Der Circularity Gap Report 2021 titelt „Wir alle lassen die Menschen und den Planeten im Stich… damit unsere Welt lebenswert bleibt und blüht, müssen wir die globale Kreislaufwirtschaft von 8,6 Prozent auf 17 Prozent verdoppeln“ (englische Fassung übersetzt). Zweifelsfrei besteht dringender Handlungsbedarf. Was jedoch hindert Organisationen daran, die Transformation zu einer „Circular Economy“ voranzutreiben? Einige Organisationen können offensichtlich die Vorteile der Kreislaufwirtschaft „noch“ nicht erkennen. Gründe könnten sein: fehlende Zahlen, Daten, Fakten, fehlendes Wissen und/oder fehlende Ressourcen zur erfolgreichen Umsetzung.

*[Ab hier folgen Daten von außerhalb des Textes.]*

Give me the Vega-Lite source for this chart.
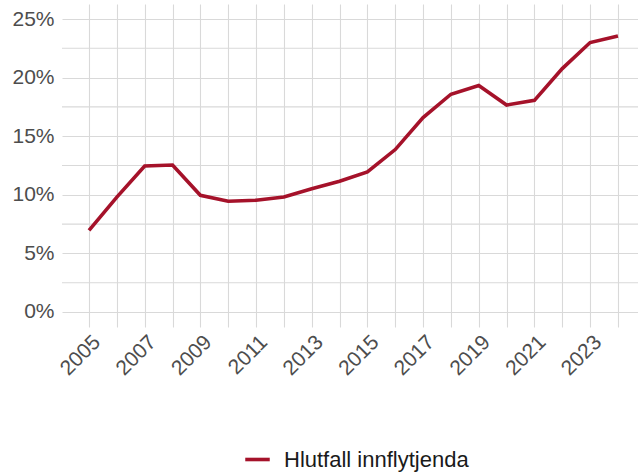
{
  "$schema": "https://vega.github.io/schema/vega-lite/v6.json",
  "autosize": "none",
  "width": 576,
  "height": 323,
  "padding": {"left": 62, "top": 4, "right": 0, "bottom": 146},
  "background": "white",
  "config": {
    "view": {"stroke": null},
    "font": "Liberation Sans",
    "axis": {"domain": false, "ticks": false, "gridColor": "#d9d9d9", "gridWidth": 1.1, "labelColor": "#4d4d4d", "labelFont": "Liberation Sans", "labelFontSize": 21, "title": null}
  },
  "data": {"values": [
    {"year": 2005, "value": 0.0697, "series": "Hlutfall innflytjenda"},
    {"year": 2006, "value": 0.098, "series": "Hlutfall innflytjenda"},
    {"year": 2007, "value": 0.1246, "series": "Hlutfall innflytjenda"},
    {"year": 2008, "value": 0.1254, "series": "Hlutfall innflytjenda"},
    {"year": 2009, "value": 0.0996, "series": "Hlutfall innflytjenda"},
    {"year": 2010, "value": 0.0945, "series": "Hlutfall innflytjenda"},
    {"year": 2011, "value": 0.0953, "series": "Hlutfall innflytjenda"},
    {"year": 2012, "value": 0.0981, "series": "Hlutfall innflytjenda"},
    {"year": 2013, "value": 0.1052, "series": "Hlutfall innflytjenda"},
    {"year": 2014, "value": 0.1115, "series": "Hlutfall innflytjenda"},
    {"year": 2015, "value": 0.1195, "series": "Hlutfall innflytjenda"},
    {"year": 2016, "value": 0.1386, "series": "Hlutfall innflytjenda"},
    {"year": 2017, "value": 0.1659, "series": "Hlutfall innflytjenda"},
    {"year": 2018, "value": 0.1858, "series": "Hlutfall innflytjenda"},
    {"year": 2019, "value": 0.1932, "series": "Hlutfall innflytjenda"},
    {"year": 2020, "value": 0.1766, "series": "Hlutfall innflytjenda"},
    {"year": 2021, "value": 0.1806, "series": "Hlutfall innflytjenda"},
    {"year": 2022, "value": 0.2077, "series": "Hlutfall innflytjenda"},
    {"year": 2023, "value": 0.2299, "series": "Hlutfall innflytjenda"},
    {"year": 2024, "value": 0.2355, "series": "Hlutfall innflytjenda"}
  ]},
  "layer": [
    {
      "mark": {"type": "rule", "color": "#d9d9d9", "strokeWidth": 1.1},
      "data": {"values": [{"y": 0.025}, {"y": 0.075}, {"y": 0.125}, {"y": 0.175}, {"y": 0.225}]},
      "encoding": {"y": {"field": "y", "type": "quantitative"}}
    },
    {
      "mark": {"type": "line", "strokeWidth": 3.6, "strokeJoin": "miter"},
      "encoding": {
        "x": {"field": "year", "type": "quantitative",
          "scale": {"domain": [2004.03, 2024.72], "nice": false, "zero": false},
          "axis": {"values": [2005,2006,2007,2008,2009,2010,2011,2012,2013,2014,2015,2016,2017,2018,2019,2020,2021,2022,2023,2024],
                   "labelExpr": "datum.value % 2 == 1 ? format(datum.value, 'd') : ''",
                   "labelAngle": -45, "labelAlign": "right", "labelBaseline": "top", "labelPadding": 4, "labelOverlap": false}},
        "y": {"field": "value", "type": "quantitative",
          "scale": {"domain": [-0.0128, 0.2628], "nice": false, "zero": false},
          "axis": {"values": [0, 0.05, 0.1, 0.15, 0.2, 0.25], "format": ".0%", "labelPadding": 8}},
        "color": {"field": "series", "type": "nominal",
          "scale": {"range": ["#a5122a"]},
          "legend": {"title": null, "orient": "none", "legendX": 181, "legendY": 441, "symbolType": "stroke", "symbolStrokeWidth": 3.6, "symbolSize": 600, "labelFontSize": 22, "labelLimit": 0, "labelColor": "#1a1a1a", "labelFont": "Liberation Sans", "labelOffset": 12}}
      }
    }
  ]
}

Dem gegenüber stehen Erfolgsmeldungen von Unternehmen, die frühzeitig die Chancen erkannt haben. Im Mai 2022 veröffentlichte das Institut der deutschen Wirtschaft (IW) eine Studie, aus der hervorgeht, dass Unternehmen mit zirkulären Geschäftsmodellen wirtschaftlich erfolgreicher sind. Die Kreislaufwirtschaft gilt daher als das Wirtschaftsmodell der Zukunft.

Wirtschaftliche Vorteile

Organisationen können durch eine zirkuläre Unternehmensstrategie wirtschaftliche Vorteile erzielen. Vom Rohstoffeinkauf und -einsatz über das Design als auch die Herstellung, den Vertrieb, die Verwendung, die Wiederverwertung und Reparatur sowie das Recycling bieten sich zahlreiche Möglichkeiten, neue, innovative und insbesondere nachhaltige Lösungen zu entwickeln.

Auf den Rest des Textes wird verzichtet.